**Work instructions**
Leaving out every picture, retype the lines below from the top through the one that contains "0.0023, 0.0008, 0.0]".

**Data shown**

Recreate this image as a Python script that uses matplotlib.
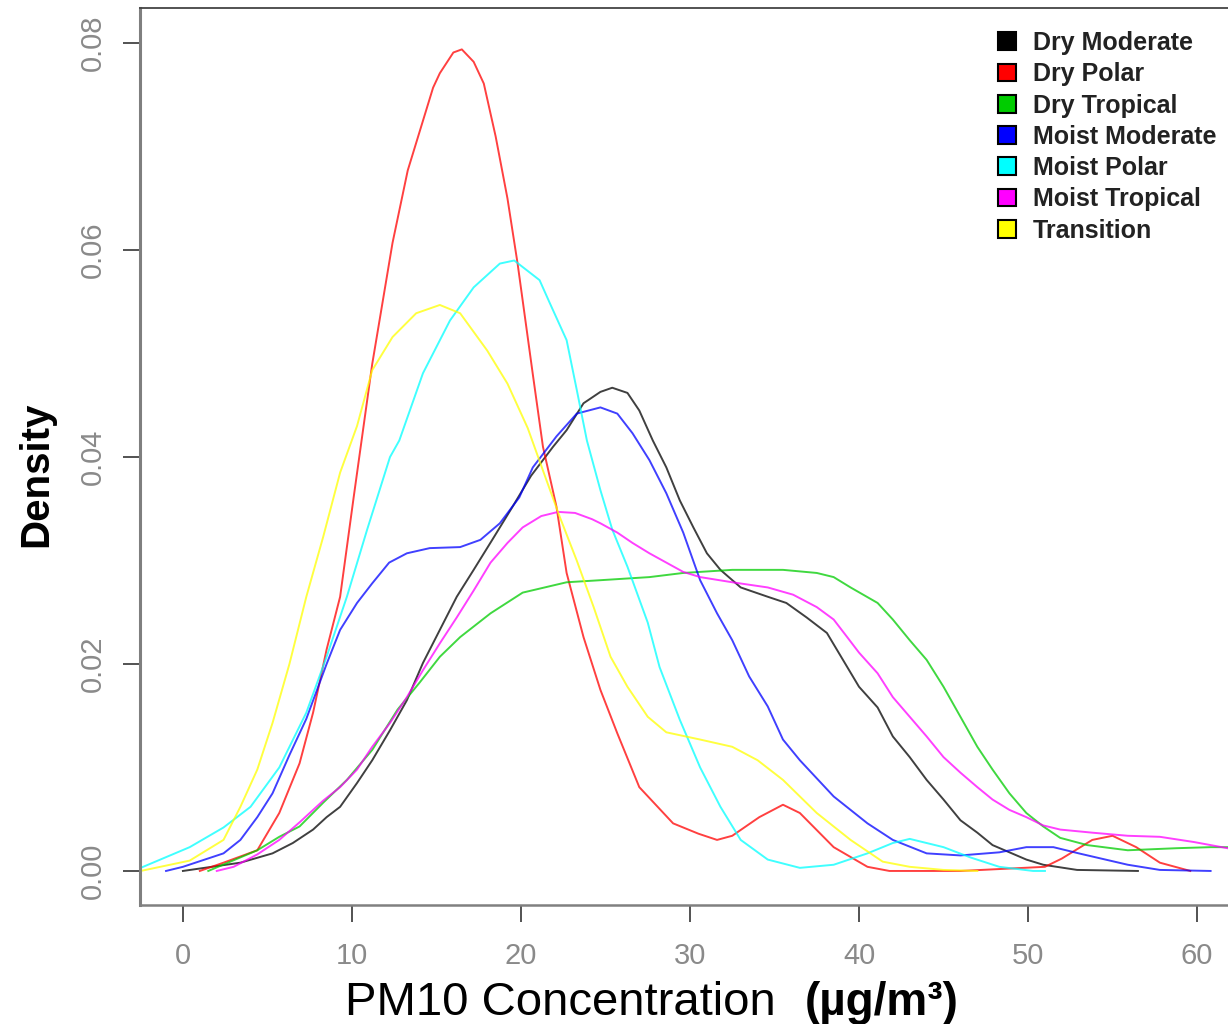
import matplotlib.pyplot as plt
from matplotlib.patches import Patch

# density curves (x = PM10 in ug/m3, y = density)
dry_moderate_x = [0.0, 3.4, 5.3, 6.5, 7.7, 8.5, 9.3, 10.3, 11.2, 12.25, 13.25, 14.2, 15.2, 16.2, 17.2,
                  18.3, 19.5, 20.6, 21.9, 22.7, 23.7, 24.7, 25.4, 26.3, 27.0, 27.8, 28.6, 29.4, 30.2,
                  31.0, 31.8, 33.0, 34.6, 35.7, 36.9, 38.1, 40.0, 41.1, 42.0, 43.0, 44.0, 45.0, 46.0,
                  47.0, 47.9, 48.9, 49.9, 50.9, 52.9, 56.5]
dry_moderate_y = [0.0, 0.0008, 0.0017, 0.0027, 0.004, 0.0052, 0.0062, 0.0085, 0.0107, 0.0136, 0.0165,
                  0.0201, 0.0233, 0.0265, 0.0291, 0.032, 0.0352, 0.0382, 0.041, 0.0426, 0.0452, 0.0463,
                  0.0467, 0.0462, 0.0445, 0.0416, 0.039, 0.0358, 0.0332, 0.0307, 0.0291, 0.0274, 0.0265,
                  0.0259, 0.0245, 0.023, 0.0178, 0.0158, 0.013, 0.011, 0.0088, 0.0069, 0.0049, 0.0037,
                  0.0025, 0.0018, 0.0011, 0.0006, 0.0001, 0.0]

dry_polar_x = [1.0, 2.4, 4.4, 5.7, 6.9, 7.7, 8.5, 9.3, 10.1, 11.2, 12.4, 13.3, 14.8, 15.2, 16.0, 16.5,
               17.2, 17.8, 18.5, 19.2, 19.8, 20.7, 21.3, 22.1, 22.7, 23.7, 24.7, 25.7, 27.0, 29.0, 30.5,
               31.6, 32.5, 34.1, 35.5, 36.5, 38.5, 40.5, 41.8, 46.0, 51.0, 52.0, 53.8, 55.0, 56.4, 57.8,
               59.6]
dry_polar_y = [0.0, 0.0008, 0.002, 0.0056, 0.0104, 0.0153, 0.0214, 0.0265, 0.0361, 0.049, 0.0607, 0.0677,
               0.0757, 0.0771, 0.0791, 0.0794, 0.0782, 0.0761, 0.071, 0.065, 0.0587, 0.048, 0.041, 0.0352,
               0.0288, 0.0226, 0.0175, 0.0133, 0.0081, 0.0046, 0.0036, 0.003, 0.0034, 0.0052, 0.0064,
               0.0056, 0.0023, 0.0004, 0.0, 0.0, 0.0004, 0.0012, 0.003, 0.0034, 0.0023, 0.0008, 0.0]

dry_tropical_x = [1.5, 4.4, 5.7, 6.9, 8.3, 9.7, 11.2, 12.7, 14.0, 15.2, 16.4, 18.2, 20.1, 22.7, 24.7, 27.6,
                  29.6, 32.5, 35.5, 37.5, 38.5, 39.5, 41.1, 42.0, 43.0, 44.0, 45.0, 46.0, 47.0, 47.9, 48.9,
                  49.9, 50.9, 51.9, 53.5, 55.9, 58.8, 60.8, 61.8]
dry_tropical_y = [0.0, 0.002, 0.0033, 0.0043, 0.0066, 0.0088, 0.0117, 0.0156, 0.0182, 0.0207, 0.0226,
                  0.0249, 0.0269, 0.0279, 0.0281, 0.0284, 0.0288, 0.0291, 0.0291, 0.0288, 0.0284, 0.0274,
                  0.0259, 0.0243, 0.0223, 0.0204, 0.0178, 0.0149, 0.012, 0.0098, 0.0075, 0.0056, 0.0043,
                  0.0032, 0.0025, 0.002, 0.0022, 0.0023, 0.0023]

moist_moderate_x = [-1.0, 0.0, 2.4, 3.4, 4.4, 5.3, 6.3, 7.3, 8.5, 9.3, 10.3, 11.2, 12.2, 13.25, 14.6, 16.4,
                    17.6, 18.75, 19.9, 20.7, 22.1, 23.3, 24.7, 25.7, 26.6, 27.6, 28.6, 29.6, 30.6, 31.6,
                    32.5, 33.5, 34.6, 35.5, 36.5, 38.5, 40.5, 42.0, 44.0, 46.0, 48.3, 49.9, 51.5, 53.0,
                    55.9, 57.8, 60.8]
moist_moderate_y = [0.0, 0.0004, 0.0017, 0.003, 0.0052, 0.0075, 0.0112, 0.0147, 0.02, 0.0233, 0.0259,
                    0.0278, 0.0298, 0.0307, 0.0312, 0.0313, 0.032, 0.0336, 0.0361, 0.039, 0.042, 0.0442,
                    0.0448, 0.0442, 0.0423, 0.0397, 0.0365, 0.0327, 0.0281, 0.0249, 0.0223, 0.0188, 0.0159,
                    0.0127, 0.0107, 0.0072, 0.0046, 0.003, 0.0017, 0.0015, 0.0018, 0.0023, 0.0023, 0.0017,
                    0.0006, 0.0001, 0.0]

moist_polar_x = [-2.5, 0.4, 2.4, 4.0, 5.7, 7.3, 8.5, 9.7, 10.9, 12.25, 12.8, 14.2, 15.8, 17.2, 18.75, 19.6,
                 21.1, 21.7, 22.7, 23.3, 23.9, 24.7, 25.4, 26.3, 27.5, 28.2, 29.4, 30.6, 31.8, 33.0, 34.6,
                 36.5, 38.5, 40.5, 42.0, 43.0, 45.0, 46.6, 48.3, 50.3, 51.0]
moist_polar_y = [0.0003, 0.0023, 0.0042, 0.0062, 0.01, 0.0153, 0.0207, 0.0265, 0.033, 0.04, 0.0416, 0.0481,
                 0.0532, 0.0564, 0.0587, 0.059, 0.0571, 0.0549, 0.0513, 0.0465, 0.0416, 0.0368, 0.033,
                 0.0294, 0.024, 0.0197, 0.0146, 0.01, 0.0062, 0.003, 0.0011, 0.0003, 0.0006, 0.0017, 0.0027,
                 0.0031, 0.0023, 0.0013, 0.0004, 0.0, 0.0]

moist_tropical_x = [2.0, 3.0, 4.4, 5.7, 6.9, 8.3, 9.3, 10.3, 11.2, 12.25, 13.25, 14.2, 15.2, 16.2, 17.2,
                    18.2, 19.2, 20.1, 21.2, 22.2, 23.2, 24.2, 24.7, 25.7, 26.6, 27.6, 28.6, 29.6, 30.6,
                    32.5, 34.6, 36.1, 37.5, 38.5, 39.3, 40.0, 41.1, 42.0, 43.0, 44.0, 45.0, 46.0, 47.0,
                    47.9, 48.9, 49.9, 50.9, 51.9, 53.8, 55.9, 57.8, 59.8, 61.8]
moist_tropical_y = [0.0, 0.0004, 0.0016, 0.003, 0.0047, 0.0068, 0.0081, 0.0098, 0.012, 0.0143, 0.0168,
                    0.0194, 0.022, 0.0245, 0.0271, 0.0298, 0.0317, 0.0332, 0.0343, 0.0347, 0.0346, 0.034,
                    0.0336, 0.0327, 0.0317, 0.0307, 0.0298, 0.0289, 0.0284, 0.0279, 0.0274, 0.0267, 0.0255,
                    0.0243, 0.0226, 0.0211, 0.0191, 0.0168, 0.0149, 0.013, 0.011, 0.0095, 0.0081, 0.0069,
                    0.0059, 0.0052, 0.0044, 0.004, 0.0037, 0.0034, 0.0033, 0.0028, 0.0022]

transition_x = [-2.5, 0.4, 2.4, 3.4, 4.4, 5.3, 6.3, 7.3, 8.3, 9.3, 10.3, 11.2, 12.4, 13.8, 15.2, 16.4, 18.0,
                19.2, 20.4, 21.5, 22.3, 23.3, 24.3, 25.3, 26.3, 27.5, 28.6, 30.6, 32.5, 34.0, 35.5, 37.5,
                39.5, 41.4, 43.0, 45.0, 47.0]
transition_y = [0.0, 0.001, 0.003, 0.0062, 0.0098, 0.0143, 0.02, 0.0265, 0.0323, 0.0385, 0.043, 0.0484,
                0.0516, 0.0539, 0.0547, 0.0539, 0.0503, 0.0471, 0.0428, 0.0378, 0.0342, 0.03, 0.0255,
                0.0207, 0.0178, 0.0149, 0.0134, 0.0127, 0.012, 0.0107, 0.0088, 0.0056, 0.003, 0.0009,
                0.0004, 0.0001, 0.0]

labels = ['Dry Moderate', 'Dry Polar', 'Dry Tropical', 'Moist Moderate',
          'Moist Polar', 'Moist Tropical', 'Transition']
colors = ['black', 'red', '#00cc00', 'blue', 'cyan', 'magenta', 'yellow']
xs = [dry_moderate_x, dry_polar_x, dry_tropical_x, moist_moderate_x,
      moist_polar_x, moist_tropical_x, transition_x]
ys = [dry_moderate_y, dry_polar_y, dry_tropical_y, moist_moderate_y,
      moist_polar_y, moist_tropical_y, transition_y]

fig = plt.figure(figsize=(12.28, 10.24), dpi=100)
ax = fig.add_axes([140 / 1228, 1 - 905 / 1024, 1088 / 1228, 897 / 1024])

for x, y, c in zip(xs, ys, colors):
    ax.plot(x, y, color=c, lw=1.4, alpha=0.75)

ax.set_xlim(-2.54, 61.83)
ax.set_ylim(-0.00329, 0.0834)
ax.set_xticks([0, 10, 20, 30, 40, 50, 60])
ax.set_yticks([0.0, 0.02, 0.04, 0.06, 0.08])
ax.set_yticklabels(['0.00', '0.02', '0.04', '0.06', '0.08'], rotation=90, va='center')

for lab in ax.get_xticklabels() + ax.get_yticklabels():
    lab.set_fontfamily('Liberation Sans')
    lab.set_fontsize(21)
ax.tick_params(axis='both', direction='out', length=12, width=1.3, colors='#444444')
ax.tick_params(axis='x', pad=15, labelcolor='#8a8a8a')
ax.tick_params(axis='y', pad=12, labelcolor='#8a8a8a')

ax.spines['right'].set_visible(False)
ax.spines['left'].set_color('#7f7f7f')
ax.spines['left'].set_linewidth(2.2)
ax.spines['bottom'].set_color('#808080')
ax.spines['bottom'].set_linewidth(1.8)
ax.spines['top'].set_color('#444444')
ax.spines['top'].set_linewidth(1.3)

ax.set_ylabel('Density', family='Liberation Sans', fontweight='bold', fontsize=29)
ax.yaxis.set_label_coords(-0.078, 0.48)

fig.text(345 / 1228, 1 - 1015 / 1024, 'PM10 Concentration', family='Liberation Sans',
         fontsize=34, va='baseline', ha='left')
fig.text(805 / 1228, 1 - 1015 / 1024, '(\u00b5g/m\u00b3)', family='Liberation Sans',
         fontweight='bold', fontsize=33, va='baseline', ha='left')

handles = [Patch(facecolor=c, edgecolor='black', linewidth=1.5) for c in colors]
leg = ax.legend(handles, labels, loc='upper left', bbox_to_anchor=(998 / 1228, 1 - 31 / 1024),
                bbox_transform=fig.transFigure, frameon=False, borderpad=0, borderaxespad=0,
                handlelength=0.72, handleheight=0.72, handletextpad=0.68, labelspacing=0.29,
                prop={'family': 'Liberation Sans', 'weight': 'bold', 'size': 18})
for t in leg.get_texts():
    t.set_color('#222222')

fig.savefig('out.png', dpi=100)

**Final result**
Recreate this image as a Python script that uses matplotlib.
import matplotlib.pyplot as plt
from matplotlib.patches import Patch

# density curves (x = PM10 in ug/m3, y = density)
dry_moderate_x = [0.0, 3.4, 5.3, 6.5, 7.7, 8.5, 9.3, 10.3, 11.2, 12.25, 13.25, 14.2, 15.2, 16.2, 17.2,
                  18.3, 19.5, 20.6, 21.9, 22.7, 23.7, 24.7, 25.4, 26.3, 27.0, 27.8, 28.6, 29.4, 30.2,
                  31.0, 31.8, 33.0, 34.6, 35.7, 36.9, 38.1, 40.0, 41.1, 42.0, 43.0, 44.0, 45.0, 46.0,
                  47.0, 47.9, 48.9, 49.9, 50.9, 52.9, 56.5]
dry_moderate_y = [0.0, 0.0008, 0.0017, 0.0027, 0.004, 0.0052, 0.0062, 0.0085, 0.0107, 0.0136, 0.0165,
                  0.0201, 0.0233, 0.0265, 0.0291, 0.032, 0.0352, 0.0382, 0.041, 0.0426, 0.0452, 0.0463,
                  0.0467, 0.0462, 0.0445, 0.0416, 0.039, 0.0358, 0.0332, 0.0307, 0.0291, 0.0274, 0.0265,
                  0.0259, 0.0245, 0.023, 0.0178, 0.0158, 0.013, 0.011, 0.0088, 0.0069, 0.0049, 0.0037,
                  0.0025, 0.0018, 0.0011, 0.0006, 0.0001, 0.0]

dry_polar_x = [1.0, 2.4, 4.4, 5.7, 6.9, 7.7, 8.5, 9.3, 10.1, 11.2, 12.4, 13.3, 14.8, 15.2, 16.0, 16.5,
               17.2, 17.8, 18.5, 19.2, 19.8, 20.7, 21.3, 22.1, 22.7, 23.7, 24.7, 25.7, 27.0, 29.0, 30.5,
               31.6, 32.5, 34.1, 35.5, 36.5, 38.5, 40.5, 41.8, 46.0, 51.0, 52.0, 53.8, 55.0, 56.4, 57.8,
               59.6]
dry_polar_y = [0.0, 0.0008, 0.002, 0.0056, 0.0104, 0.0153, 0.0214, 0.0265, 0.0361, 0.049, 0.0607, 0.0677,
               0.0757, 0.0771, 0.0791, 0.0794, 0.0782, 0.0761, 0.071, 0.065, 0.0587, 0.048, 0.041, 0.0352,
               0.0288, 0.0226, 0.0175, 0.0133, 0.0081, 0.0046, 0.0036, 0.003, 0.0034, 0.0052, 0.0064,
               0.0056, 0.0023, 0.0004, 0.0, 0.0, 0.0004, 0.0012, 0.003, 0.0034, 0.0023, 0.0008, 0.0]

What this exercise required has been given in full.